When Donald arrives upon this scene, he becomes the vacant yet powerful center about which the other characters revolve. He has no memory and soon goes blind, and is therefore more fully reflective of the projections of others. Though scarred, blind, and dying, he is for Cecily the returned war hero to whom she is glamorously engaged; to the Rector, he is the dead son miraculously resurrected; to Margaret, he is an incarnation of Dick, her dead husband; to Emmy, he is the faunlike boy with whom she roamed the moonlit hills and made love, in the prewar days of innocence.

Opposed to Mahon’s static condition of death-in-life is the desperate and futile activity around him. Jones continues his mad chasing, while Cecily escapes abruptly her furious vacillation by eloping with George Farr, leaving Margaret Powers with the realization that Mahon may die unwed. Margaret asks Emmy whether she would marry Mahon, but Emmy refuses impulsively, waiting painfully, and in vain, to be asked again. Then, in an act of compassion less for Mahon than for his father, Margaret marries Mahon herself, symbolically repeating her original marriage, and becoming twice a widow at twenty-four.

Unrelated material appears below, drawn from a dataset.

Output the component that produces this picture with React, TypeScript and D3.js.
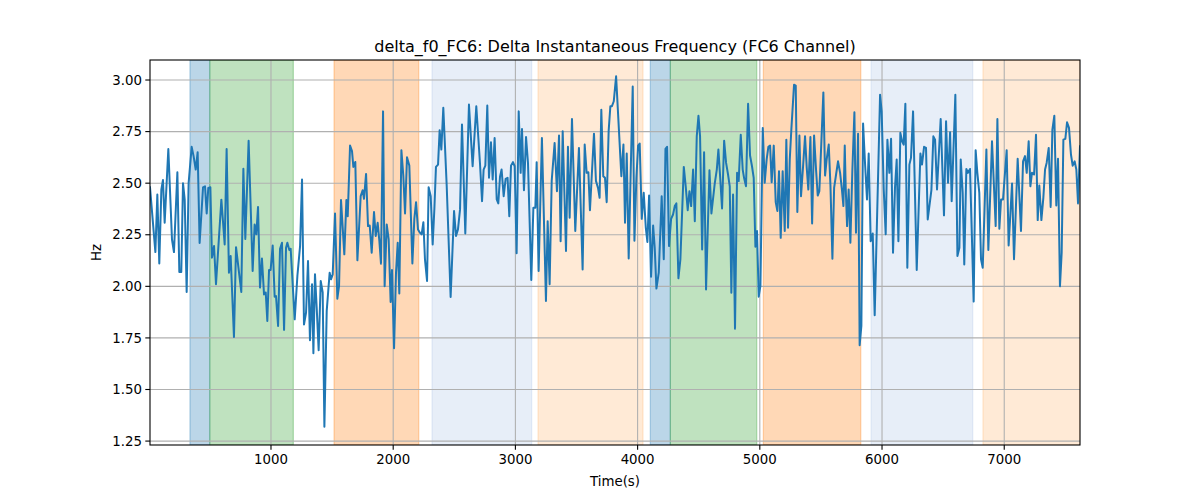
import React from "react";
import * as d3 from "d3";

const TITLE = "delta_f0_FC6: Delta Instantaneous Frequency (FC6 Channel)";
const X_LABEL = "Time(s)";
const Y_LABEL = "Hz";
const X_TICKS = [1000, 2000, 3000, 4000, 5000, 6000, 7000];
const Y_TICKS = [1.25, 1.5, 1.75, 2.0, 2.25, 2.5, 2.75, 3.0];
const X_DOMAIN = [10, 7620];
const Y_DOMAIN = [1.231, 3.097];

// shaded segments: [start, end, colour]
const BAND_START = [337, 499, 1516, 2318, 3185, 4104, 4268, 5029, 5911, 6826];
const BAND_END = [499, 1183, 2209, 3133, 4044, 4268, 4975, 5826, 6742, 7620];
const BAND_COLOR = ["#1f77b4", "#2ca02c", "#ff7f0e", "#aec7e8", "#ffbb78", "#1f77b4", "#2ca02c", "#ff7f0e", "#aec7e8", "#ffbb78"];

const TIMES = [
  10, 54, 70, 86, 103, 116, 130, 160, 190, 206, 234, 250, 266, 280, 294, 310, 326, 351, 367, 384, 400, 416, 444, 460, 474, 487, 504, 517, 534, 550, 594, 621, 637, 656, 670, 697, 714, 757, 774, 790, 817, 850, 866, 880, 894, 910, 926, 943,
  957, 970, 984, 997, 1014, 1030, 1041, 1058, 1074, 1090, 1107, 1123, 1134, 1150, 1161, 1194, 1216, 1238, 1254, 1270, 1287, 1303, 1319, 1336, 1347, 1360, 1374, 1390, 1407, 1423, 1437, 1456, 1480, 1491, 1505, 1524, 1543, 1557, 1573, 1600, 1617, 1628, 1647, 1663, 1674, 1690, 1707, 1734, 1750, 1761, 1778, 1794, 1808, 1824, 1843, 1857, 1873, 1887, 1900,
  1917, 1930, 1947, 1963, 1979, 1990, 2007, 2023, 2037, 2050, 2067, 2083, 2097, 2113, 2132, 2157, 2173, 2187, 2203, 2219, 2233, 2247, 2260, 2277, 2290, 2307, 2323, 2337, 2350, 2367, 2380, 2394, 2410, 2438, 2470, 2498, 2514, 2530, 2547, 2563, 2590, 2620, 2650, 2680, 2710, 2727, 2740, 2754, 2770, 2784, 2800, 2814, 2830, 2847,
  2860, 2874, 2887, 2904, 2920, 2936, 2950, 2964, 2980, 2994, 3010, 3027, 3043, 3054, 3070, 3087, 3103, 3130, 3147, 3163, 3174, 3190, 3217, 3250, 3264, 3280, 3297, 3321, 3340, 3357, 3370, 3387, 3414, 3430, 3444, 3463, 3490, 3520, 3550, 3567, 3583, 3597, 3610, 3643, 3659, 3676, 3689, 3703, 3719, 3733, 3747, 3763, 3777, 3790,
  3805, 3824, 3867, 3884, 3897, 3911, 3927, 3960, 3974, 3990, 4004, 4017, 4034, 4050, 4067, 4080, 4094, 4110, 4127, 4140, 4154, 4173, 4197, 4214, 4228, 4241, 4257, 4274, 4290, 4304, 4317, 4334, 4350, 4378, 4394, 4410, 4424, 4438, 4454, 4468, 4484, 4498, 4511, 4528, 4544, 4560, 4588, 4604, 4631, 4648, 4661, 4675, 4691, 4708, 4724, 4740,
  4754, 4767, 4781, 4797, 4814, 4827, 4844, 4860, 4871, 4887, 4904, 4920, 4936, 4950, 4964, 4977, 4991, 5005, 5024, 5040, 5056, 5070, 5084, 5097, 5114, 5130, 5144, 5157, 5171, 5187, 5204, 5217, 5231, 5245, 5258, 5280, 5294, 5307, 5324, 5337, 5354, 5370, 5384, 5397, 5414, 5428, 5444, 5460, 5474, 5487, 5504, 5520, 5534, 5547, 5564, 5578, 5594, 5608, 5624, 5640, 5657, 5673, 5684, 5695,
  5703, 5714, 5727, 5741, 5757, 5774, 5787, 5804, 5817, 5831, 5845, 5861, 5877, 5891, 5907, 5924, 5940, 5984, 5997, 6014, 6030, 6044, 6060, 6074, 6090, 6106, 6120, 6134, 6150, 6164, 6177, 6191, 6207, 6224, 6237, 6254, 6284, 6314, 6327, 6344, 6360, 6374, 6404, 6420, 6434, 6450, 6480, 6507, 6524, 6540, 6557, 6570, 6600, 6617, 6633, 6644,
  6660, 6673, 6690, 6703, 6720, 6750, 6766, 6780, 6796, 6810, 6824, 6854, 6870, 6900, 6930, 6944, 6960, 6974, 6990, 7020, 7036, 7064, 7080, 7110, 7137, 7154, 7170, 7184, 7200, 7214, 7227, 7244, 7260, 7274, 7287, 7304, 7320, 7334, 7347, 7364, 7380, 7394, 7410, 7426, 7440, 7456, 7470, 7484, 7500, 7514, 7530, 7546, 7560, 7576, 7590, 7604, 7620,
];

const HZ = [
  2.48, 2.166, 2.445, 2.111, 2.47, 2.515, 2.308, 2.666, 2.227, 2.166, 2.553, 2.069, 2.069, 2.5, 2.42, 1.973, 2.5, 2.676, 2.63, 2.566, 2.65, 2.21, 2.48, 2.485, 2.353, 2.477, 2.48, 2.139, 2.195, 2.01, 2.42, 2.203, 2.666, 2.066, 2.147, 1.755, 2.19, 1.973, 2.57, 2.23, 2.706, 2.074, 2.3, 2.252, 2.385, 1.994, 2.135, 1.961,
  1.97, 1.832, 2.079, 2.079, 2.198, 1.95, 1.953, 1.808, 2.182, 2.211, 1.789, 2.187, 2.211, 2.176, 2.182, 1.84, 2.05, 2.195, 2.518, 1.815, 1.873, 2.123, 1.739, 2.01, 1.676, 2.058, 1.897, 1.69, 2.026, 1.97, 1.32, 1.881, 2.066, 2.034, 2.058, 2.353, 1.94, 2.002, 2.418, 2.155, 2.418, 2.34, 2.682, 2.655, 2.579, 2.603, 2.126, 2.437, 2.466, 2.424, 2.545, 2.292, 2.295, 2.163, 2.36, 2.244, 2.308, 2.219, 2.11,
  2.848, 2.0, 2.3, 2.227, 1.924, 2.079, 1.7, 2.066, 2.211, 1.965, 2.66, 2.534, 2.353, 2.626, 2.585, 2.111, 2.327, 2.408, 2.276, 2.26, 2.252, 2.311, 2.131, 2.026, 2.48, 2.437, 2.203, 2.376, 2.579, 2.59, 2.756, 2.663, 2.865, 2.485, 1.948, 2.365, 2.244, 2.276, 2.373, 2.784, 2.256, 2.881, 2.582, 2.873, 2.598, 2.413, 2.566, 2.585, 2.876, 2.526, 2.698, 2.518, 2.719, 2.421,
  2.402, 2.531, 2.566, 2.437, 2.521, 2.526, 2.34, 2.585, 2.602, 2.582, 2.16, 2.848, 2.55, 2.763, 2.466, 2.724, 2.598, 2.031, 2.381, 2.381, 2.602, 2.074, 2.719, 1.929, 2.316, 2.01, 2.511, 2.695, 2.461, 2.731, 2.219, 2.752, 2.171, 2.676, 2.332, 2.811, 2.268, 2.671, 2.082, 2.687, 2.55, 2.553, 2.369, 2.74, 2.511, 2.477, 2.429, 2.856, 2.534, 2.526, 2.408, 2.752, 2.873, 2.873,
  2.897, 3.018, 2.534, 2.687, 2.308, 2.644, 2.135, 2.969, 2.221, 2.526, 2.682, 2.692, 2.327, 2.453, 2.284, 2.215, 2.44, 2.047, 2.295, 2.187, 1.989, 2.066, 2.437, 2.131, 2.666, 2.676, 2.195, 2.327, 2.348, 2.389, 2.402, 2.039, 2.131, 2.579, 2.482, 2.369, 2.461, 2.389, 2.566, 2.316, 2.727, 2.827, 2.727, 2.179, 2.65, 1.985, 2.563, 2.353, 2.498, 2.566, 2.663, 2.534, 2.377, 2.706, 2.598, 2.542,
  2.485, 1.969, 2.445, 1.795, 2.55, 2.51, 2.735, 2.566, 2.526, 2.485, 2.885, 2.634, 2.582, 2.526, 2.192, 2.268, 1.95, 2.002, 2.768, 2.502, 2.615, 2.676, 2.682, 2.505, 2.682, 2.408, 2.365, 2.558, 2.235, 2.558, 2.268, 2.711, 2.284, 2.615, 2.76, 2.977, 2.973, 2.36, 2.731, 2.437, 2.582, 2.727, 2.574, 2.469, 2.724, 2.305, 2.731, 2.566, 2.44, 2.461, 2.706, 2.94, 2.537, 2.615, 2.687, 2.489, 2.134, 2.477, 2.542, 2.606, 2.55, 2.461, 2.389, 2.682,
  2.477, 2.292, 2.469, 2.211, 2.558, 2.844, 2.26, 2.74, 1.715, 1.808, 2.789, 2.595, 2.421, 2.644, 2.219, 2.256, 1.86, 2.929, 2.848, 2.469, 2.252, 2.711, 2.55, 2.715, 2.163, 2.477, 2.615, 2.219, 2.744, 2.703, 2.687, 2.885, 2.09, 2.59, 2.623, 2.848, 2.079, 2.644, 2.59, 2.676, 2.671, 2.324, 2.466, 2.727, 2.711, 2.469, 2.811, 2.344, 2.8, 2.502, 2.747, 2.413, 2.929, 2.147, 2.187, 2.615,
  2.453, 2.106, 2.569, 2.55, 2.569, 1.926, 2.66, 2.55, 2.453, 2.131, 2.09, 2.663, 2.176, 2.703, 2.292, 2.811, 2.279, 2.421, 2.421, 2.66, 2.198, 2.498, 2.131, 2.618, 2.268, 2.606, 2.631, 2.55, 2.703, 2.485, 2.55, 2.542, 2.735, 2.321, 2.489, 2.321, 2.429, 2.566, 2.598, 2.671, 2.385, 2.76, 2.827, 2.392, 2.618, 2.0, 2.163, 2.711, 2.715, 2.795, 2.768, 2.639, 2.585, 2.606, 2.566, 2.402, 2.679,
];

const W = 1200;
const H = 500;
const M = { left: 150, right: 1080, top: 60, bottom: 445 };
const FONT = "DejaVu Sans, sans-serif";

export default function App() {
  const x = d3.scaleLinear().domain(X_DOMAIN).range([M.left, M.right]);
  const y = d3.scaleLinear().domain(Y_DOMAIN).range([M.bottom, M.top]);
  const pts: [number, number][] = TIMES.map((t, i) => [t, HZ[i]]);
  const line = d3
    .line<[number, number]>()
    .x((d) => x(d[0]))
    .y((d) => y(d[1]));
  const fmt = d3.format(".2f");

  return (
    <div style={{ position: "fixed", left: 0, top: 0 }}>
      <svg width={W} height={H} style={{ display: "block", background: "#fff" }}>
        <defs>
          <clipPath id="plotclip">
            <rect x={M.left} y={M.top} width={M.right - M.left} height={M.bottom - M.top} />
          </clipPath>
        </defs>
        <g clipPath="url(#plotclip)">
          {BAND_START.map((s, i) => (
            <rect
              key={"b" + i}
              x={x(s)}
              y={M.top}
              width={x(BAND_END[i]) - x(s)}
              height={M.bottom - M.top}
              fill={BAND_COLOR[i]}
              fillOpacity={0.3}
              stroke={BAND_COLOR[i]}
              strokeOpacity={0.3}
              strokeWidth={1.3}
            />
          ))}
        </g>
        {/* grid */}
        {X_TICKS.map((t) => (
          <line key={"gx" + t} x1={x(t)} x2={x(t)} y1={M.top} y2={M.bottom} stroke="#b0b0b0" strokeWidth={1.1} />
        ))}
        {Y_TICKS.map((t) => (
          <line key={"gy" + t} x1={M.left} x2={M.right} y1={y(t)} y2={y(t)} stroke="#b0b0b0" strokeWidth={1.1} />
        ))}
        <g clipPath="url(#plotclip)">
          <path d={line(pts) || ""} fill="none" stroke="#1f77b4" strokeWidth={2} strokeLinejoin="round" strokeLinecap="square" />
        </g>
        {/* spines */}
        <rect x={M.left} y={M.top} width={M.right - M.left} height={M.bottom - M.top} fill="none" stroke="#000" strokeWidth={1.1} />
        {/* x ticks */}
        {X_TICKS.map((t) => (
          <g key={"tx" + t}>
            <line x1={x(t)} x2={x(t)} y1={M.bottom} y2={M.bottom + 4.7} stroke="#000" strokeWidth={1.1} />
            <text x={x(t)} y={M.bottom + 19} textAnchor="middle" fontFamily={FONT} fontSize={13.33} fill="#000">
              {t}
            </text>
          </g>
        ))}
        {/* y ticks */}
        {Y_TICKS.map((t) => (
          <g key={"ty" + t}>
            <line x1={M.left - 4.7} x2={M.left} y1={y(t)} y2={y(t)} stroke="#000" strokeWidth={1.1} />
            <text x={M.left - 8} y={y(t)} dy="0.35em" textAnchor="end" fontFamily={FONT} fontSize={13.33} fill="#000">
              {fmt(t)}
            </text>
          </g>
        ))}
        <text x={(M.left + M.right) / 2} y={52} textAnchor="middle" fontFamily={FONT} fontSize={16} fill="#000">
          {TITLE}
        </text>
        <text x={(M.left + M.right) / 2} y={486} textAnchor="middle" fontFamily={FONT} fontSize={13.33} fill="#000">
          {X_LABEL}
        </text>
        <text
          transform={`translate(101, ${(M.top + M.bottom) / 2}) rotate(-90)`}
          textAnchor="middle"
          fontFamily={FONT}
          fontSize={13.33}
          fill="#000"
        >
          {Y_LABEL}
        </text>
      </svg>
    </div>
  );
}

Mahon dies following a brilliant and vivid scene in which he suddenly recovers his memory of the moment he was shot down. His past and present now connected, he regains his vision, recognizes his father for a moment, and dies with the explanation, “That’s how it happened.” His death brings the disintegration of the group orbiting around him, the most significant and painful breach being that between Margaret and Joe. The novel closes with Joe and the Rector walking through the countryside at dusk, listening to the singing of blacks at a church service and feeling dust in their shoes.